In growing hedges, the clipping to keep them within bounds helps to keep the holly spinous at any age.
Evelyn further descants upon the excellency of holly for hedges; and as the following remarks are so truly practical, we quote them in this place:—
The holly is an excellent plant for hedges, and would claim the preference to the hawthorn, were it not for the slowness of its growth while young, and the difficulty of transplanting it when grown to a moderate size. It will grow best in cold, stony land, where, if once it takes well, the hedges may be rendered so close and thick as to keep out all sorts of animals. These hedges may be raised by sowing the berries in the place where they are designed to remain, or by plants of three or four years’ growth; but as the berries continue in the ground near eighteen months before the plants appear, few persons care to wait so long; therefore, the usual and best method is to plant the hedges with plants of the before-mentioned age. But where this is practised, they should be transplanted either early in autumn, or deferred till toward the end of March; then the surface of the ground should be covered with mulch near their roots, after they are planted, to keep the earth moist; and if the season should prove dry, the plants should be watered, at least once a-week, until they have taken root, otherwise they will be in danger of miscarrying, for which reason the autumnal planting is generally preferred to the spring, especially in dry grounds. Columella’s description of a good hedge is highly applicable to one made of holly, “Neu sit pecori, neu pervia furi.” Of the rind of this tree birdlime is made.
Alas! in vain with warmth and food
You cheer the songsters of the wood;
The barbarous boy from you prepares,
On treacherous twigs, his viscous snares;
Yes, the poor bird you nursed shall find
Destruction in your rifled rind.
If we except the Privet, the examples of plants in our third group are quite unfit for hedge purposes, as they are entirely without offensive armature. Privet hedges are not unfrequent in gardens, where they are useful for boundaries, blinds, and to act as shelter, but as a farm hedge-plant it is quite useless.

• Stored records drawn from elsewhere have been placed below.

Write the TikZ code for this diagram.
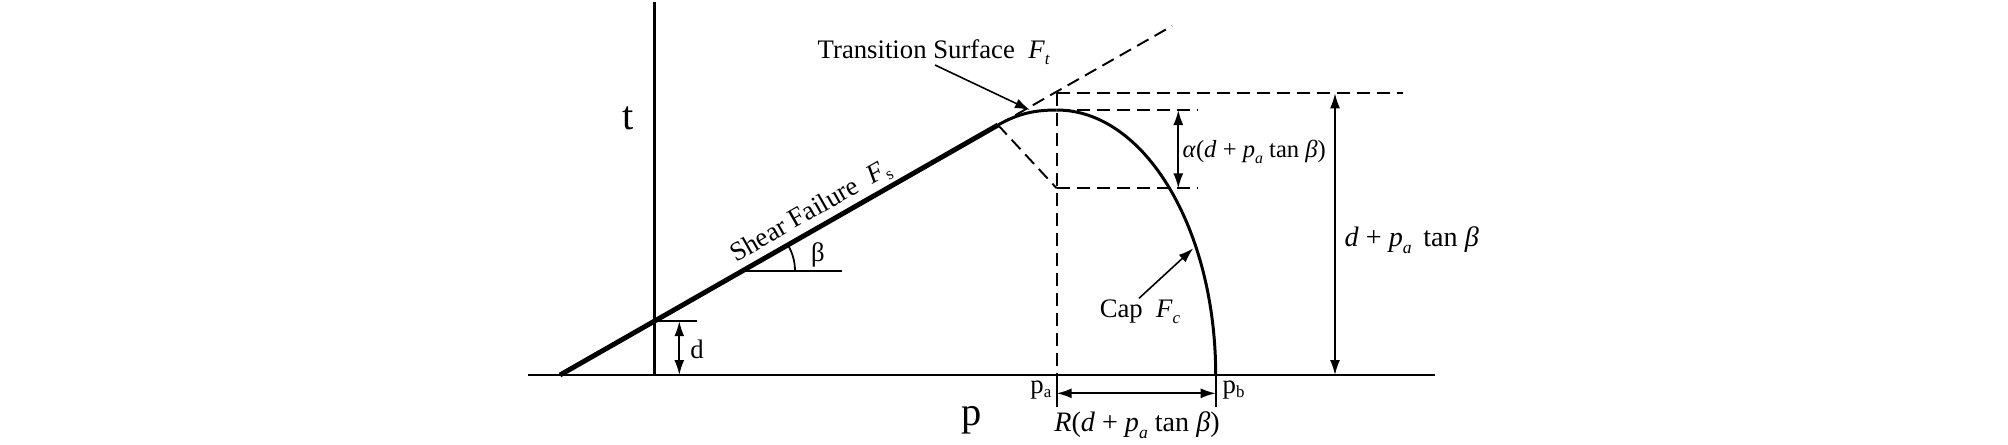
\documentclass[tikz,border=0pt]{standalone}
\usepackage{fontspec}
\setmainfont{Liberation Serif}
\usetikzlibrary{calc,arrows.meta}

\begin{document}
\begin{tikzpicture}[x=0.01cm,y=-0.01cm]
        \tikzstyle{every node}=[inner sep=0pt,font=\fontsize{7.6}{9}\selectfont]
        \tikzstyle{dim}=[line width=0.5pt,{Latex[length=1.5mm,width=1mm]}-{Latex[length=1.5mm,width=1mm]}]
        \tikzstyle{ptr}=[line width=0.45pt,-{Latex[length=1.5mm,width=1mm]}]
        \tikzstyle{guide}=[line width=0.55pt,dash pattern=on 1.3mm off 0.7mm]
        \useasboundingbox (0,0) rectangle (2008,444);

        % axes
        \coordinate (o) at (654.3,375);
        \coordinate (ttop) at (654.3,2);
        \coordinate (pleft) at (528,375);
        \coordinate (pright) at (1435,375);
        \draw[line width=0.8pt] (pleft) -- (pright);
        \draw[line width=0.8pt] (o) -- (ttop);
        \node[font=\fontsize{11.5}{13}\selectfont] (t) at (628,118) {t};
        \node[font=\fontsize{11.5}{13}\selectfont] (p) at (972,420) {p};

        % shear failure line
        \coordinate (s0) at (560,375);
        \coordinate (s1) at (998,125);
        \coordinate (d0) at (654.3,321.2);
        \draw[line width=1.4pt] (s0) -- (s1);
        \node[rotate=29.7] (fs) at (811,212) {Shear Failure\ \ \textit{F}\raisebox{-0.4ex}{\fontsize{4.8}{5}\selectfont s}};

        % d
        \coordinate (d1) at (697,321.2);
        \draw[line width=0.5pt] (d0) -- (d1);
        \draw[dim] (679.3,321.2) -- (679.3,375);
        \node (d) at (697,349) {d};

        % beta
        \coordinate (b0) at (743.3,271);
        \coordinate (b1) at (841.7,271);
        \draw[line width=0.5pt] (b0) -- (b1);
        \draw[line width=0.5pt] ($(b0)+(51.7,0)$) arc[start angle=0,end angle=-29.7,radius=51.7];
        \node (beta) at (818,255) {β};

        % transition surface
        \coordinate (pa) at (1056.7,375);
        \coordinate (pb) at (1215.7,375);
        \coordinate (capt) at (1056.7,110);
        \coordinate (capc) at (1056.7,188.3);
        \draw[line width=0.85pt] (s1) .. controls (1019,113) and (1036,110) .. (capt);
        \draw[guide] (s1) -- (1172,26);
        \draw[guide] (s1) -- (capc);
        \node[anchor=west] (ft) at (817,52) {Transition Surface\ \ \textit{F}\raisebox{-0.5ex}{\fontsize{4.8}{5}\selectfont\textit{t}}};
        \coordinate (ft0) at (935,65);
        \coordinate (ft1) at (1030,110);
        \draw[ptr] (ft0) -- (ft1);

        % cap
        \draw[line width=0.85pt] (pb) arc[start angle=0,end angle=-90,x radius=159,y radius=265];
        \node (fc) at (1140,312) {Cap\ \ \textit{F}\raisebox{-0.5ex}{\fontsize{4.8}{5}\selectfont\textit{c}}};
        \coordinate (fc0) at (1139,298.3);
        \coordinate (fc1) at (1193.3,248.3);
        \draw[ptr] (fc0) -- (fc1);

        % dashed guides
        \coordinate (h0) at (1056.7,93.3);
        \draw[guide] (h0) -- (pa);
        \draw[guide] (h0) -- (1403.3,93.3);
        \draw[guide] (capt) -- (1198.3,110);
        \draw[guide] (capc) -- (1198.3,188.3);

        % alpha
        \draw[dim] (1178.3,110) -- (1178.3,188.3);
        \node[anchor=west,font=\fontsize{7}{8}\selectfont] (al) at (1182,152) {\textit{α}(\textit{d} + \textit{p}\raisebox{-0.5ex}{\fontsize{4.5}{5}\selectfont\textit{a}} tan \textit{β})};

        % d + pa tan beta
        \draw[dim] (1335,93.3) -- (1335,375);
        \node[anchor=west,font=\fontsize{8}{9}\selectfont] (dp) at (1344,240) {\textit{d} + \textit{p}\raisebox{-0.5ex}{\fontsize{5}{5}\selectfont\textit{a}}\, tan \textit{β}};

        % R
        \draw[line width=0.5pt] (pa) -- ++(0,31.7);
        \draw[line width=0.5pt] (pb) -- ++(0,31.7);
        \draw[dim] (1056.7,393.3) -- (1215.7,393.3);
        \node[anchor=east] (pal) at (1052,390) {p\raisebox{-0.3ex}{\fontsize{4.8}{5}\selectfont a}};
        \node[anchor=west] (pbl) at (1222,390) {p\raisebox{-0.3ex}{\fontsize{4.8}{5}\selectfont b}};
        \node[font=\fontsize{8}{9}\selectfont] (rl) at (1137,425) {\textit{R}(\textit{d} + \textit{p}\raisebox{-0.5ex}{\fontsize{5}{5}\selectfont\textit{a}} tan \textit{β})};
    \end{tikzpicture}
\end{document}
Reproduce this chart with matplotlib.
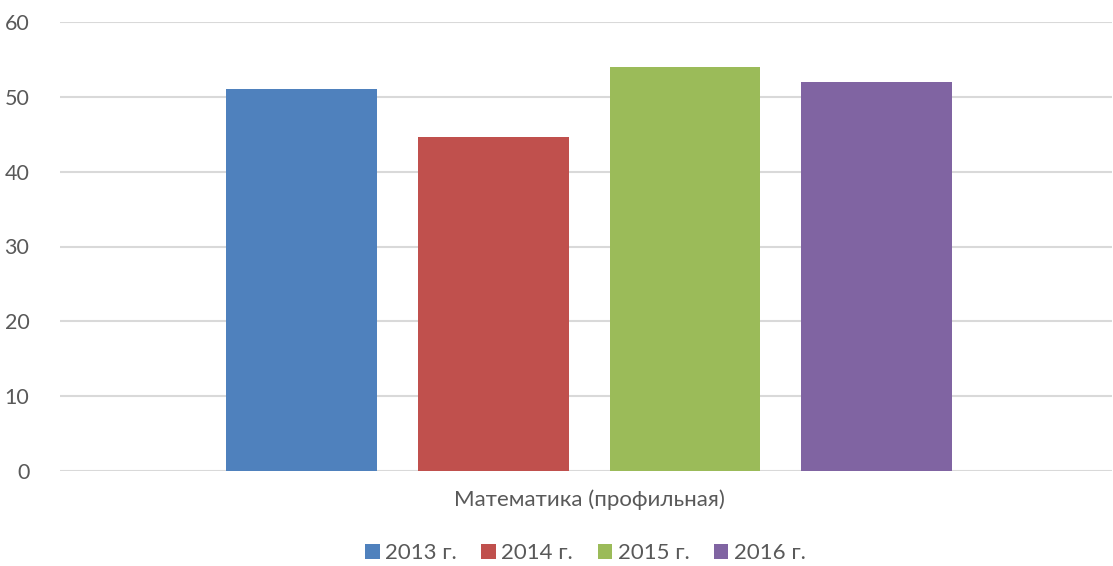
import matplotlib
matplotlib.use('Agg')
import matplotlib.pyplot as plt
import numpy as np

years = ['2013 г.', '2014 г.', '2015 г.', '2016 г.']
scores = [51.0, 44.6, 54.0, 52.0]
category = 'Математика (профильная)'
colors = ['#4F81BD', '#C0504D', '#9BBB59', '#8064A2']

plt.rcParams['font.family'] = ['Lato', 'DejaVu Sans']

fig = plt.figure(figsize=(11.13, 5.66), dpi=100)
ax = fig.add_axes([60 / 1113, 1 - 471 / 566, 1052 / 1113, 449 / 566])

x = np.arange(len(years))
for i in range(len(years)):
    ax.bar(x[i], scores[i], width=0.786, color=colors[i], label=years[i], zorder=2)

ax.set_ylim(0, 60)
ax.set_yticks(range(0, 61, 10))
ax.set_xlim(-1.26, 4.228)
ax.set_xticks([np.mean(x)])
ax.set_xticklabels([category], fontsize=16)
ax.grid(axis='y', color='#D9D9D9', lw=1.5, zorder=0)
for s in ax.spines.values():
    s.set_visible(False)
ax.tick_params(axis='both', length=0, colors='#595959')
ax.tick_params(axis='y', pad=22, labelsize=15.5)
ax.tick_params(axis='x', pad=13)

leg = fig.legend(loc='center', bbox_to_anchor=(0.526, 1 - 553 / 566), ncol=4,
                 frameon=False, fontsize=16, handlelength=0.65, handleheight=0.65,
                 handletextpad=0.25, columnspacing=1.1)
for t in leg.get_texts():
    t.set_color('#595959')

plt.savefig('out.png', dpi=100)
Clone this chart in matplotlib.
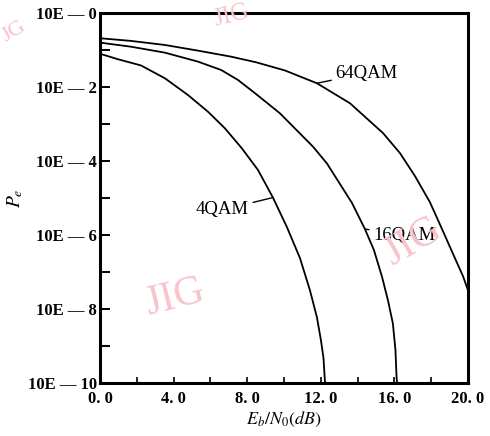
import matplotlib
matplotlib.use("Agg")
import matplotlib.pyplot as plt

# Eb/N0 (dB) and Pe
ebno_4qam = [0.0, 0.98, 2.23, 3.53, 4.78, 5.87, 6.79, 7.72, 8.59, 9.40, 10.16,
             10.87, 11.41, 11.79, 12.01, 12.15, 12.23]
pe_4qam = [7.99e-2, 5.67e-2, 3.85e-2, 1.73e-2, 6.11e-3, 2.15e-3, 7.65e-4, 2.17e-4,
           5.67e-5, 1.02e-5, 1.62e-6, 2.34e-7, 3.17e-8, 5.88e-9, 1.40e-9, 4.55e-10, 1.0e-10]

ebno_16qam = [0.0, 1.68, 3.53, 5.33, 6.58, 7.50, 8.48, 9.78, 11.58, 12.34, 13.70,
              14.40, 14.89, 15.33, 15.65, 15.92, 16.06, 16.12, 16.14]
pe_16qam = [1.60e-1, 1.24e-1, 8.55e-2, 4.88e-2, 2.91e-2, 1.56e-2, 6.50e-3, 1.95e-3,
            2.43e-4, 8.50e-5, 7.23e-6, 1.43e-6, 3.85e-7, 7.27e-8, 1.70e-8, 3.97e-9,
            7.50e-10, 1.42e-10, 1.0e-10]

ebno_64qam = [0.0, 1.68, 3.53, 5.33, 7.12, 8.48, 10.05, 11.79, 13.59, 15.38, 16.30,
              17.12, 17.93, 18.64, 19.29, 19.73, 20.0]
pe_64qam = [2.10e-1, 1.78e-1, 1.38e-1, 9.69e-2, 6.67e-2, 4.70e-2, 2.82e-2, 1.27e-2,
            3.64e-3, 5.70e-4, 1.64e-4, 3.90e-5, 7.69e-6, 1.26e-6, 2.34e-7, 7.60e-8, 3.17e-8]

x_ticks = [0, 4, 8, 12, 16, 20]
x_ticklabels = ["0. 0", "4. 0", "8. 0", "12. 0", "16. 0", "20. 0"]
y_exps = list(range(0, 11))
y_ticklabels = ["10E \u2014 %d" % e if e % 2 == 0 else "" for e in y_exps]

plt.rcParams["font.family"] = ["Liberation Serif", "DejaVu Serif"]
plt.rcParams["mathtext.fontset"] = "stix"

fig = plt.figure(figsize=(4.9, 4.36), dpi=100)
ax = fig.add_axes([0.204, 0.1227, 0.751, 0.847])

lw = 1.3
ax.plot(ebno_4qam, pe_4qam, color="black", lw=lw)
ax.plot(ebno_16qam, pe_16qam, color="black", lw=lw)
ax.plot(ebno_64qam, pe_64qam, color="black", lw=lw)

ax.set_yscale("log")
ax.set_xlim(0, 20)
ax.set_ylim(1e-10, 1)

ax.set_yticks([10.0 ** -e for e in y_exps])
ax.set_yticklabels(y_ticklabels, fontsize=12, fontweight="bold")
ax.yaxis.set_minor_locator(matplotlib.ticker.NullLocator())
ax.set_xticks(x_ticks)
ax.set_xticklabels(x_ticklabels, fontsize=12, fontweight="bold")
ax.set_xticks([2, 6, 10, 14, 18], minor=True)

ax.tick_params(axis="y", direction="in", length=7, width=1.4, pad=2)
ax.tick_params(axis="x", which="both", direction="in", length=4, width=1.2, pad=6)

for s in ax.spines.values():
    s.set_linewidth(2.2)

ax.set_xlabel(r"$E_b/N_0(dB)$", fontsize=13, labelpad=2)
ax.set_ylabel(r"$P_e$", fontsize=14, labelpad=2)

# curve labels with leader lines
line = dict(arrowstyle="-", color="black", lw=1.0, shrinkA=1, shrinkB=0)
ax.annotate("4QAM", xy=(ebno_4qam[9], pe_4qam[9]), xytext=(8.1, 4.7e-6),
            ha="right", va="center", fontsize=13.5, arrowprops=line)
ax.annotate("16QAM", xy=(ebno_16qam[11], pe_16qam[11]), xytext=(14.85, 9.8e-7),
            ha="left", va="center", fontsize=13.5, arrowprops=line)
ax.annotate("64QAM", xy=(ebno_64qam[7], pe_64qam[7]), xytext=(12.8, 2.4e-2),
            ha="left", va="center", fontsize=13.5, arrowprops=line)

# scan watermarks
wm = dict(color="#f8c3ca", ha="center", va="center", zorder=0)
fig.text(175 / 490, 1 - 298 / 436, "JIG", rotation=14, fontsize=30, **wm)
fig.text(413 / 490, 1 - 242 / 436, "JIG", rotation=30, fontsize=30, **wm)
fig.text(232 / 490, 1 - 16 / 436, "JIG", rotation=14, fontsize=18, **wm)
fig.text(14 / 490, 1 - 32 / 436, "JG", rotation=30, fontsize=16, **wm)

fig.savefig("out.png", dpi=100)
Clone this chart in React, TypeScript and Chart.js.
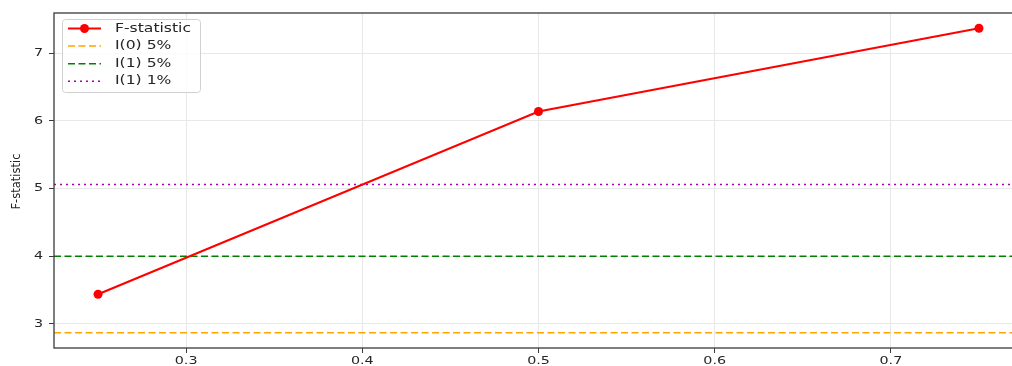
import React, { useEffect, useRef } from "react";
import { Chart, registerables } from "chart.js";

Chart.register(...registerables);

// Bandwidth values and the F-statistic measured at each
const bandwidths = [0.25, 0.5, 0.75];
const fStatistic = [3.44, 6.14, 7.37];

// Critical bounds
const boundI0at5 = 2.87;
const boundI1at5 = 4.0;
const boundI1at1 = 5.06;

// Axis ticks and limits
const xTicks = [0.3, 0.4, 0.5, 0.6, 0.7];
const yTicks = [3, 4, 5, 6, 7];
const xLimits = [0.225, 0.775];
const yLimits = [2.645, 7.595];

const FONT = '"DejaVu Sans", sans-serif';
const TEXT_COLOR = "#262626";
const SPINE_COLOR = "#3a3a3a";

function stretchedText(
  ctx: CanvasRenderingContext2D,
  text: string,
  x: number,
  y: number,
  align: CanvasTextAlign,
  sx: number,
  size: number
) {
  ctx.save();
  ctx.translate(x, y);
  ctx.scale(sx, 1);
  ctx.font = `${size}px ${FONT}`;
  ctx.fillStyle = TEXT_COLOR;
  ctx.textAlign = align;
  ctx.textBaseline = "middle";
  ctx.fillText(text, 0, 0);
  ctx.restore();
}

const decorations = {
  id: "decorations",
  afterDraw(chart: any) {
    const ctx: CanvasRenderingContext2D = chart.ctx;
    const area = chart.chartArea;
    const xs = chart.scales.x;
    const ys = chart.scales.y;

    // frame
    ctx.save();
    ctx.strokeStyle = SPINE_COLOR;
    ctx.lineWidth = 1.3;
    ctx.strokeRect(area.left, area.top, area.right - area.left, area.bottom - area.top);
    ctx.restore();

    // tick labels
    xTicks.forEach((v) => {
      stretchedText(ctx, v.toFixed(1), xs.getPixelForValue(v), area.bottom + 13, "center", 1.3, 11);
    });
    yTicks.forEach((v) => {
      stretchedText(ctx, String(v), area.left - 11, ys.getPixelForValue(v), "right", 1.3, 11);
    });

    // y axis title
    ctx.save();
    ctx.translate(17, (area.top + area.bottom) / 2 + 1);
    ctx.rotate(-Math.PI / 2);
    ctx.scale(0.96, 1.05);
    ctx.font = `12px ${FONT}`;
    ctx.fillStyle = TEXT_COLOR;
    ctx.textAlign = "center";
    ctx.textBaseline = "middle";
    ctx.fillText("F-statistic", 0, 0);
    ctx.restore();

    // legend
    const bx = area.left + 8;
    const by = area.top + 6;
    const bw = 138;
    const bh = 73;
    ctx.save();
    ctx.beginPath();
    (ctx as any).roundRect(bx + 0.5, by + 0.5, bw, bh, 3);
    ctx.fillStyle = "rgba(255,255,255,0.8)";
    ctx.fill();
    ctx.strokeStyle = "#d0d0d0";
    ctx.lineWidth = 1;
    ctx.stroke();
    ctx.restore();

    chart.data.datasets.forEach((ds: any, i: number) => {
      const rowY = by + 9.5 + i * 17.6;
      const x0 = bx + 6;
      const x1 = bx + 39;
      ctx.save();
      ctx.strokeStyle = ds.borderColor;
      ctx.lineWidth = ds.borderWidth;
      ctx.setLineDash(ds.borderDash || []);
      ctx.beginPath();
      ctx.moveTo(x0, rowY);
      ctx.lineTo(x1, rowY);
      ctx.stroke();
      if (ds.pointRadius > 0) {
        ctx.setLineDash([]);
        ctx.fillStyle = ds.borderColor;
        ctx.beginPath();
        ctx.arc((x0 + x1) / 2, rowY, ds.pointRadius, 0, Math.PI * 2);
        ctx.fill();
      }
      ctx.restore();
      stretchedText(ctx, ds.label, bx + 53, rowY, "left", 1.3, 12);
    });
  },
};

export default function App() {
  const canvasRef = useRef<HTMLCanvasElement | null>(null);

  useEffect(() => {
    const canvas = canvasRef.current;
    if (!canvas) return;
    const flat = (v: number) => [
      { x: xLimits[0], y: v },
      { x: xLimits[1], y: v },
    ];
    const chart = new Chart(canvas, {
      type: "line",
      data: {
        datasets: [
          {
            label: "F-statistic",
            data: bandwidths.map((x, i) => ({ x, y: fStatistic[i] })),
            borderColor: "#ff0000",
            backgroundColor: "#ff0000",
            borderWidth: 2.2,
            pointRadius: 4.5,
            pointHoverRadius: 4.5,
            pointBackgroundColor: "#ff0000",
            pointBorderWidth: 0,
            tension: 0,
          },
          {
            label: "I(0) 5%",
            data: flat(boundI0at5),
            borderColor: "#ffa500",
            borderWidth: 1.5,
            borderDash: [7, 3.5],
            pointRadius: 0,
          },
          {
            label: "I(1) 5%",
            data: flat(boundI1at5),
            borderColor: "#008000",
            borderWidth: 1.5,
            borderDash: [7, 3.5],
            pointRadius: 0,
          },
          {
            label: "I(1) 1%",
            data: flat(boundI1at1),
            borderColor: "#a800a8",
            borderWidth: 1.6,
            borderDash: [2, 4],
            pointRadius: 0,
          },
        ] as any,
      },
      options: {
        responsive: false,
        animation: false,
        events: [],
        layout: { padding: { left: 0, right: 17, top: 13, bottom: 0 } },
        plugins: { legend: { display: false }, tooltip: { enabled: false } },
        scales: {
          x: {
            type: "linear",
            min: xLimits[0],
            max: xLimits[1],
            afterBuildTicks: (s: any) => {
              s.ticks = xTicks.map((value) => ({ value }));
            },
            afterFit: (s: any) => {
              s.height = 18;
            },
            ticks: { display: false },
            grid: {
              color: "#e8e8e8",
              lineWidth: 1,
              drawTicks: true,
              tickLength: 5,
              tickColor: SPINE_COLOR,
              tickWidth: 1,
            },
            border: { display: false },
          },
          y: {
            type: "linear",
            min: yLimits[0],
            max: yLimits[1],
            afterBuildTicks: (s: any) => {
              s.ticks = yTicks.map((value) => ({ value }));
            },
            afterFit: (s: any) => {
              s.width = 54;
            },
            ticks: { display: false },
            grid: {
              color: "#e8e8e8",
              lineWidth: 1,
              drawTicks: true,
              tickLength: 5,
              tickColor: SPINE_COLOR,
              tickWidth: 1,
            },
            border: { display: false },
          },
        },
      },
      plugins: [decorations],
    } as any);
    return () => chart.destroy();
  }, []);

  return (
    <div
      style={{
        position: "fixed",
        left: 0,
        top: 0,
        width: 1012,
        height: 366,
        overflow: "hidden",
        background: "#ffffff",
      }}
    >
      <canvas ref={canvasRef} width={1040} height={366} style={{ display: "block" }} />
    </div>
  );
}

The nut, guelder rose, and elder have none of the qualities for hedge growth that are required by the former; on the contrary, they have large leaves, and so smother the quicks if they grow with them, and when cut they shoot rapidly, especially in the case of the elder (Sambucus niger), and so make a hedgerow look ragged by here and there growing a yard or so above the ordinary hedge-plants; but, besides this, the lower stems get free from leaves, and hence gaps are easily made in bushes of nut, dogwood, elder, &c.
In the above description of hedgerow plants we have omitted all mention of yew, holly, laurustinas, furze, and the like, as being more properly materials for ornamental or garden hedges. The furze, however, is sometimes used on the tops of mounds, in some sandy districts, as a fence plant, but the constant dying of the old wood and the consequent exercise by the cottager of a fancied right to pull the hedge to pieces for firing render it almost impossible to employ it to any advantage.